Sam Bleakley talks Big Wednesday
With a few more dark nights ahead we reached out to our ambassador Sam Bleakley for some film and book recommendations to take us through to spring. For the next few weeks Sam will be dropping some insight into some of the surf films and books that have shaped surf culture. He kicks off with his favourite surf movie of all time.

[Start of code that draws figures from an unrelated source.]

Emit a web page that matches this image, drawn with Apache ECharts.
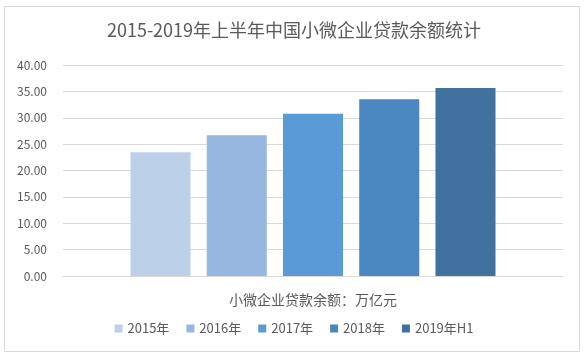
<!DOCTYPE html>
<html><head><meta charset="utf-8">
<script src="https://cdn.jsdelivr.net/npm/echarts@6/dist/echarts.min.js"></script>
<style>html,body{margin:0;padding:0;background:#fff}#c{width:588px;height:359px}</style>
</head><body><div id="c"></div>
<script>
const titleText = '2015-2019年上半年中国小微企业贷款余额统计';
const categories = ['小微企业贷款余额：万亿元'];
const seriesNames = ['2015年', '2016年', '2017年', '2018年', '2019年H1'];
const seriesValues = [23.46, 26.70, 30.74, 33.49, 35.63];
const colors = ['#BDD0EA', '#97B7E0', '#5B9BD5', '#4A87C0', '#41729F'];
const yTicks = { min: 0, max: 40, interval: 5 };

const chart = echarts.init(document.getElementById('c'), null, { renderer: 'canvas' });
const font = '"Noto Sans CJK SC", "Open Sans", sans-serif';
chart.setOption({
  animation: false,
  backgroundColor: '#fff',
  graphic: [{
    type: 'rect', shape: { x: 4.5, y: 6.5, width: 575, height: 345 },
    style: { fill: 'none', stroke: '#D9D9D9', lineWidth: 1 }, silent: true
  }],
  title: {
    text: titleText, left: 'center', top: 16,
    textStyle: { fontFamily: font, fontSize: 18, fontWeight: 'normal', color: '#595959' }
  },
  legend: {
    bottom: 19, left: 'center', itemWidth: 8, itemHeight: 8, itemGap: 17,
    icon: 'rect',
    textStyle: { fontFamily: font, fontSize: 13, color: '#595959' },
    data: seriesNames
  },
  grid: { left: 63, right: 25, top: 65, bottom: 83 },
  xAxis: {
    type: 'category', data: categories,
    axisLine: { lineStyle: { color: '#D9D9D9' } },
    axisTick: { show: false },
    axisLabel: { show: false },
    name: categories[0], nameLocation: 'middle', nameGap: 17,
    nameTextStyle: { fontFamily: font, fontSize: 14, color: '#595959' }
  },
  yAxis: {
    type: 'value', min: yTicks.min, max: yTicks.max, interval: yTicks.interval,
    axisLine: { show: false }, axisTick: { show: false },
    splitLine: { lineStyle: { color: '#D9D9D9' } },
    axisLabel: { fontFamily: font, fontSize: 12, color: '#595959', margin: 16,
      formatter: v => v.toFixed(2) }
  },
  series: seriesNames.map((n, i) => ({
    name: n, type: 'bar', data: [seriesValues[i]],
    itemStyle: { color: colors[i] },
    barGap: '27%', barCategoryGap: '27%'
  }))
});
</script></body></html>
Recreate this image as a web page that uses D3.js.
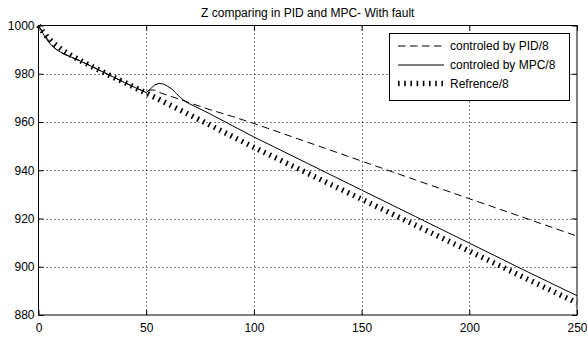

Big Wednesday (1978) John Milius
My all-time favourite surf film is John Milius’ Big Wednesday (1978). Director Milius grew up surfing in California in the 1950s and 1960s and co-wrote the script with Dennis Aaberg. Through the Beat and Vietnam eras Big Wednesday uses the changing Californian seasons as a metaphor for the changes in life. It is a poignant cultural history and realistic character narrative. This is embodied in the tight friendship between Matt (Jan-Michael Vincent), Jack (William Cat) and Leroy (Gary Busey), the Three Musketeers. Matt, the ‘natural’, embodies grace, but finds solace in the bottle. Jack is an achiever, a worker, cautious and competent, who willingly enlists for Vietnam. Leroy the Masochist is the ‘no brains, no headaches’ hell-raiser out for a good time. Put the three together, Milius seems to be saying, and you have the ideal man (Big Wednesday is undeniably masculinist).
Matt is the iconic surfer, but as the film unfolds, he cannot adapt to change. Milius tracks the emergence of the ‘quick buck’ in surfing and the exploitation of laidback surfers with raw talent who would be turned into stars through the surfing industry. The film climaxes with the ‘great swell’ that reunites the boys for a tearjerker scene for men (recall the masculinism), putting aside all differences. This is where they will all ‘eat it’, but not before each has a moment of glory. Heroism is not grounded in war, neither literally in Vietnam nor in the lost battle against change, but in finding kinship through a common love of the sea. Watching Big Wednesday makes you want to go surfing, desperately. There could be no better accolade for a surf film. You wake up early the next day, the following Thursday - Thor’s Day - ready to make some local thunder and lightning. But you will not find Big Wednesday on the list of ‘all time great films’. John Milius was a classmate at the University of Southern California’s School of Cinematic Arts with George Lucas. American Graffitti (1973) was Lucas’ ode to his California youth, but despite an $11 million budget spent mostly on shooting the surfing sequences, Milius’ Big Wednesday did not rival the audiences of American Graffitti. Only later would it become a cult hit.